En premier lieu, la Commission doit être convaincue, d’après la preuve qui lui est soumise, que les circonstances dans la partie du pays où le demandeur aurait pu se réfugier sont suffisamment sécuritaires pour permettre à l’appelant de « jouir des droits fondamentaux de la personne ».

En deuxième lieu, la situation dans cette partie du pays doit être telle qu’il ne serait pas déraisonnable pour le demandeur, compte tenu de toutes les circonstances, de s’y réfugier.

[18] Dans sa décision, la SPR a affirmé que Medellín est une grande ville et que les demandeurs ne sont pas les principales cibles, en plus du fait que rien ne démontre que l’ELN a les moyens ou la motivation de les retrouver. Par conséquent, la SPR a conclu qu’il était peu probable qu’ils soient retrouvés là‑bas. Il est vrai qu’il incombe aux demandeurs de prouver que l’endroit proposé comme PRI ne serait pas acceptable (Argote c Canada (Ministre de la Citoyenneté et de l’Immigration), 2009 CF 128 au para 12; Figueroa c Canada (Ministre de la Citoyenneté et de l’Immigration), 2016 CF 521). Je conclus qu’il était raisonnable pour la SPR de conclure que Medellín est une grande ville, que les demandeurs ne sont pas les principales cibles et que la demanderesse n’est pas mariée à la personne ciblée. Le commissaire de la SPR a affirmé ce qui suit : « [J]e n’ai aucune idée de la façon dont l’ELN a retrouvé le demandeur d’asile mineur à Bogotá, et les demandeurs d’asile non plus. » Par conséquent, bien que les motifs n’expliquent pas en détail pourquoi la ville de Medellín serait différente de Bogotá autrement que le fait qu’il s’agit d’une plus grande ville, rien ne démontre que le fils n’a pas aperçu l’homme par pur hasard et qu’il était traqué par cet homme.

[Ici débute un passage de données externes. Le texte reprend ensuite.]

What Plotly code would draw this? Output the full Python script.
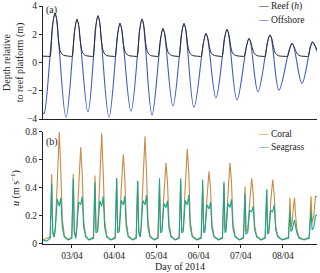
import plotly.graph_objects as go

# ---------------- data (day of April 2014, decimal) ----------------
offshore_t = [2.313, 2.340, 2.597, 2.858, 3.118, 3.379, 3.616, 3.877, 4.137, 4.398, 4.659,
              4.896, 5.156, 5.393, 5.654, 5.891, 6.175, 6.412, 6.673, 6.910, 7.194,
              7.408, 7.692, 7.905, 8.213, 8.450, 8.700, 8.806]
offshore_v = [-3.57, -3.60, 3.49, -3.87, 3.06, -3.50, 3.31, -3.87, 2.77, -3.45, 3.08,
              -3.70, 2.41, -3.08, 2.76, -3.17, 2.05, -2.50, 2.34, -2.65, 1.70,
              -2.07, 1.95, -1.95, 1.35, -1.47, 1.45, 0.80]

reef_t = [2.313, 2.462, 2.482, 2.537, 2.597, 2.642, 2.682, 2.727, 2.797,
          2.983, 3.003, 3.058, 3.118, 3.163, 3.203, 3.248, 3.318,
          3.481, 3.501, 3.556, 3.616, 3.661, 3.701, 3.746, 3.816,
          4.002, 4.022, 4.077, 4.137, 4.182, 4.222, 4.267, 4.337,
          4.524, 4.544, 4.599, 4.659, 4.704, 4.744, 4.789, 4.859,
          5.021, 5.041, 5.096, 5.156, 5.201, 5.241, 5.286, 5.356,
          5.519, 5.539, 5.594, 5.654, 5.699, 5.739, 5.784, 5.854,
          6.040, 6.060, 6.115, 6.175, 6.220, 6.260, 6.305, 6.375,
          6.538, 6.558, 6.613, 6.673, 6.718, 6.758, 6.803, 6.873,
          7.059, 7.079, 7.134, 7.194, 7.239, 7.279, 7.324, 7.394,
          7.557, 7.577, 7.632, 7.692, 7.737, 7.777, 7.822, 7.892,
          8.088, 8.108, 8.158, 8.213, 8.258, 8.298, 8.343, 8.413,
          8.575, 8.595, 8.645, 8.700, 8.745, 8.806]
reef_v = [0.45, 0.43, 0.42, 2.60, 3.49, 3.00, 1.50, 0.75, 0.52,
          0.43, 0.42, 2.20, 3.06, 2.58, 1.35, 0.72, 0.50,
          0.43, 0.42, 2.45, 3.31, 2.79, 1.45, 0.75, 0.50,
          0.43, 0.42, 1.94, 2.77, 2.32, 1.25, 0.70, 0.50,
          0.43, 0.42, 2.26, 3.08, 2.59, 1.40, 0.75, 0.50,
          0.43, 0.42, 1.65, 2.41, 2.01, 1.15, 0.68, 0.50,
          0.43, 0.42, 2.03, 2.76, 2.33, 1.30, 0.72, 0.50,
          0.43, 0.42, 1.40, 2.05, 1.72, 1.05, 0.65, 0.50,
          0.43, 0.42, 1.74, 2.34, 1.99, 1.20, 0.68, 0.50,
          0.43, 0.42, 1.16, 1.70, 1.44, 0.95, 0.62, 0.48,
          0.43, 0.42, 1.45, 1.95, 1.67, 1.05, 0.65, 0.48,
          0.43, 0.42, 0.94, 1.35, 1.15, 0.85, 0.60, 0.47,
          0.43, 0.42, 1.09, 1.45, 1.25, 0.90]

vel_t = [2.313, 2.400,
         2.483, 2.519, 2.543, 2.578, 2.604, 2.652, 2.699, 2.735, 2.770, 2.818, 2.905,
         2.995, 3.031, 3.054, 3.090, 3.111, 3.159, 3.206, 3.242, 3.277, 3.325, 3.400,
         3.510, 3.545, 3.569, 3.609, 3.657, 3.704, 3.739, 3.775, 3.822, 3.920,
         4.024, 4.059, 4.083, 4.121, 4.168, 4.216, 4.251, 4.287, 4.334, 4.440,
         4.521, 4.557, 4.581, 4.616, 4.635, 4.682, 4.730, 4.765, 4.801, 4.848, 4.950,
         5.038, 5.074, 5.097, 5.133, 5.180, 5.228, 5.263, 5.299, 5.346, 5.450,
         5.540, 5.576, 5.600, 5.637, 5.685, 5.732, 5.768, 5.803, 5.851, 5.960,
         6.062, 6.097, 6.121, 6.152, 6.199, 6.247, 6.282, 6.318, 6.365, 6.470,
         6.566, 6.602, 6.626, 6.650, 6.697, 6.744, 6.780, 6.815, 6.863, 6.970,
         7.064, 7.100, 7.123, 7.164, 7.211, 7.258, 7.294, 7.329, 7.377, 7.480,
         7.578, 7.614, 7.637, 7.665, 7.709, 7.756, 7.792, 7.827, 7.875, 7.980,
         8.130, 8.166, 8.190, 8.215, 8.250, 8.273, 8.300, 8.330, 8.380, 8.500,
         8.620, 8.664, 8.690, 8.730, 8.770, 8.806]
coral_v = [0.03, 0.04,
           0.05, 0.50, 0.10, 0.05, 0.12, 0.45, 0.80, 0.52, 0.18, 0.06, 0.03,
           0.05, 0.50, 0.10, 0.05, 0.12, 0.42, 0.69, 0.50, 0.16, 0.06, 0.03,
           0.05, 0.49, 0.10, 0.10, 0.45, 0.79, 0.52, 0.17, 0.06, 0.03,
           0.05, 0.47, 0.10, 0.11, 0.40, 0.64, 0.48, 0.16, 0.06, 0.03,
           0.05, 0.45, 0.10, 0.05, 0.12, 0.45, 0.77, 0.52, 0.17, 0.06, 0.03,
           0.05, 0.42, 0.10, 0.11, 0.36, 0.58, 0.44, 0.15, 0.06, 0.03,
           0.05, 0.45, 0.10, 0.11, 0.42, 0.68, 0.50, 0.16, 0.06, 0.03,
           0.05, 0.42, 0.10, 0.11, 0.33, 0.52, 0.40, 0.14, 0.06, 0.03,
           0.05, 0.43, 0.10, 0.11, 0.36, 0.58, 0.44, 0.15, 0.06, 0.03,
           0.05, 0.41, 0.09, 0.10, 0.30, 0.47, 0.36, 0.13, 0.06, 0.03,
           0.05, 0.39, 0.09, 0.10, 0.30, 0.46, 0.35, 0.13, 0.06, 0.03,
           0.05, 0.33, 0.12, 0.15, 0.27, 0.33, 0.20, 0.10, 0.05, 0.03,
           0.05, 0.34, 0.15, 0.20, 0.34, 0.34]
seagrass_v = [0.03, 0.02,
              0.04, 0.43, 0.08, 0.05, 0.10, 0.32, 0.27, 0.33, 0.12, 0.05, 0.03,
              0.04, 0.47, 0.08, 0.04, 0.10, 0.30, 0.28, 0.34, 0.12, 0.05, 0.03,
              0.04, 0.44, 0.08, 0.09, 0.31, 0.27, 0.34, 0.12, 0.05, 0.03,
              0.04, 0.47, 0.08, 0.09, 0.31, 0.28, 0.34, 0.12, 0.05, 0.03,
              0.04, 0.45, 0.08, 0.05, 0.10, 0.31, 0.28, 0.35, 0.12, 0.05, 0.03,
              0.04, 0.47, 0.08, 0.09, 0.29, 0.26, 0.31, 0.11, 0.05, 0.03,
              0.04, 0.47, 0.08, 0.09, 0.31, 0.28, 0.35, 0.12, 0.05, 0.03,
              0.04, 0.46, 0.08, 0.09, 0.28, 0.25, 0.30, 0.11, 0.05, 0.03,
              0.04, 0.445, 0.08, 0.09, 0.29, 0.26, 0.32, 0.11, 0.05, 0.03,
              0.04, 0.36, 0.07, 0.08, 0.24, 0.23, 0.27, 0.10, 0.05, 0.03,
              0.04, 0.39, 0.07, 0.08, 0.24, 0.23, 0.28, 0.10, 0.05, 0.03,
              0.04, 0.24, 0.09, 0.10, 0.15, 0.17, 0.12, 0.08, 0.04, 0.03,
              0.04, 0.24, 0.10, 0.12, 0.20, 0.21]

tick_days = [3, 4, 5, 6, 7, 8]
tick_labels = ["03/04", "04/04", "05/04", "06/04", "07/04", "08/04"]
depth_ticks = [-4, -2, 0, 2, 4]
depth_labels = ["\u22124", "\u22122", "0", "2", "4"]
vel_ticks = [0, 0.2, 0.4, 0.6, 0.8]
vel_labels = ["0", "0.2", "0.4", "0.6", "0.8"]

# ---------------- figure ----------------
FONT = "Liberation Serif"
C_REEF = "#262626"
C_OFF = "#3a5bc4"
C_CORAL = "#c98a43"
C_SEA = "#17a58e"

fig = go.Figure()
fig.add_trace(go.Scatter(x=offshore_t, y=offshore_v, mode="lines", name="Offshore",
                         line=dict(color=C_OFF, width=1.1, shape="spline", smoothing=1.0),
                         xaxis="x", yaxis="y", showlegend=False))
fig.add_trace(go.Scatter(x=reef_t, y=reef_v, mode="lines", name="Reef (h)",
                         line=dict(color=C_REEF, width=1.0, shape="spline", smoothing=0.7),
                         xaxis="x", yaxis="y", showlegend=False))
fig.add_trace(go.Scatter(x=vel_t, y=coral_v, mode="lines", name="Coral",
                         line=dict(color=C_CORAL, width=1.1),
                         xaxis="x2", yaxis="y2", showlegend=False))
fig.add_trace(go.Scatter(x=vel_t, y=seagrass_v, mode="lines", name="Seagrass",
                         line=dict(color=C_SEA, width=1.1),
                         xaxis="x2", yaxis="y2", showlegend=False))

xr = [offshore_t[0], offshore_t[-1]]
axis_common = dict(showgrid=False, zeroline=False, showline=True, linecolor="#222",
                   linewidth=1, tickcolor="#222", tickwidth=1, automargin=False,
                   tickfont=dict(family=FONT, size=9.5, color="#222"))

fig.update_layout(
    width=320, height=273,
    margin=dict(l=43, r=3, t=6, b=29, autoexpand=False),
    paper_bgcolor="white", plot_bgcolor="white",
    font=dict(family=FONT, size=10, color="#222"),
    xaxis=dict(domain=[0, 1], range=xr, anchor="y", showticklabels=False, ticks="",
               tickvals=tick_days, **axis_common),
    yaxis=dict(domain=[0.525, 1.0], range=[-4, 4], anchor="x", ticks="outside", ticklen=3,
               tickvals=depth_ticks, ticktext=depth_labels,
               title=dict(text="Depth relative<br>to reef platform (m)",
                          font=dict(family=FONT, size=10), standoff=1),
               **axis_common),
    xaxis2=dict(domain=[0, 1], range=xr, anchor="y2", ticks="outside", ticklen=3,
                tickvals=tick_days, ticktext=tick_labels,
                title=dict(text="Day of 2014", font=dict(family=FONT, size=10), standoff=1),
                **axis_common),
    yaxis2=dict(domain=[0, 0.4706], range=[0, 0.8], anchor="x2", ticks="outside", ticklen=3,
                tickvals=vel_ticks, ticktext=vel_labels,
                title=dict(text="<i>u</i> (m s<sup>\u22121</sup>)",
                           font=dict(family=FONT, size=10), standoff=3),
                **axis_common),
)

def legend_item(x, y, color, label):
    fig.add_annotation(x=x, y=y, xref="paper", yref="paper", xanchor="left", yanchor="middle",
                       showarrow=False, align="left",
                       text=f'<span style="color:{color}">\u2014</span> {label}',
                       font=dict(family=FONT, size=9.5, color="#222"))

legend_item(0.778, 0.996, C_REEF, "Reef (<i>h</i>)")
legend_item(0.778, 0.941, C_OFF, "Offshore")
legend_item(0.778, 0.462, C_CORAL, "Coral")
legend_item(0.778, 0.408, C_SEA, "Seagrass")

for txt, yy in (("(a)", 0.985), ("(b)", 0.43)):
    fig.add_annotation(x=0.004, y=yy, xref="paper", yref="paper", xanchor="left", yanchor="middle",
                       showarrow=False, text=txt, font=dict(family=FONT, size=10, color="#222"))

fig.write_html("out.html", config={"displayModeBar": False},
               post_script="document.body.style.margin='0';document.body.style.overflow='hidden';")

[19] La SPR a ensuite affirmé ce qui suit à l’appui de sa conclusion, lorsqu’elle s’est penchée sur la motivation de l’ELN à trouver les demandeurs : « Je n’admets pas la réponse parce que j’estime que les demandeurs d’asile n’ont pas montré que l’ELN a la motivation ou les moyens d’avoir entrepris une recherche constante des demandeurs d’asile à l’échelle du pays » (décision de la SPR, au para 36). De plus, la SPR a conclu que l’ELN était à la recherche de l’ex‑mari de la demanderesse principale parce qu’il ne lui a pas transféré l’usage de la terre. C’est lui que l’ELN traquait. En outre, la SPR a affirmé que les demandeurs n’avaient entendu que par personnes interposées qu’ils étaient également des cibles militaires en raison du refus de transférer la terre, et aucun élément de preuve n’indique pourquoi l’ELN voulait utiliser cette terre (décision de la SPR, au para 37). Cette affirmation, ainsi que les renseignements sur la situation dans le pays et la structure organisationnelle très décentralisée de l’ELN, tend à démontrer qu’« il y a peu de renseignements sur la capacité de l’ELN de suivre des personnes » (décision de la SPR, au para 38). La SPR s’est servie de cette preuve objective, à la lumière des éléments de preuve présentés par les demandeurs – y compris les menaces, ainsi que l’incertitude entourant la localisation du fils à Bogotá – et a raisonnablement conclu que Medellín était une PRI. Ces facteurs, pris ensemble, me convainquent que la décision de la SPR satisfait à la norme de la décision raisonnable telle qu’elle est énoncée dans l’arrêt Vavilov à l’égard de ce volet du critère.

[20] En ce qui concerne le second volet du critère, la SPR a expliqué pourquoi elle a conclu qu’il ne serait pas déraisonnable pour les demandeurs de se réinstaller à Medellín. Au vu du témoignage de la demanderesse principale à propos de son expérience, la SPR a conclu qu’elle pourrait gagner sa vie et subvenir à ses besoins. La SPR a reconnu les problèmes de santé de la demanderesse principale, mais était incapable de voir en quoi ces problèmes feraient obstacle à sa réinstallation. À mon sens, ces motifs sont suffisants. Comme l’exige l’arrêt Vavilov au paragraphe 85, ils sont fondés sur une analyse intrinsèquement cohérente et rationnelle et sont justifiés au regard des contraintes juridiques et factuelles auxquelles le décideur est assujetti. La norme de la décision raisonnable exige que la cour de révision fasse preuve de retenue envers une telle décision.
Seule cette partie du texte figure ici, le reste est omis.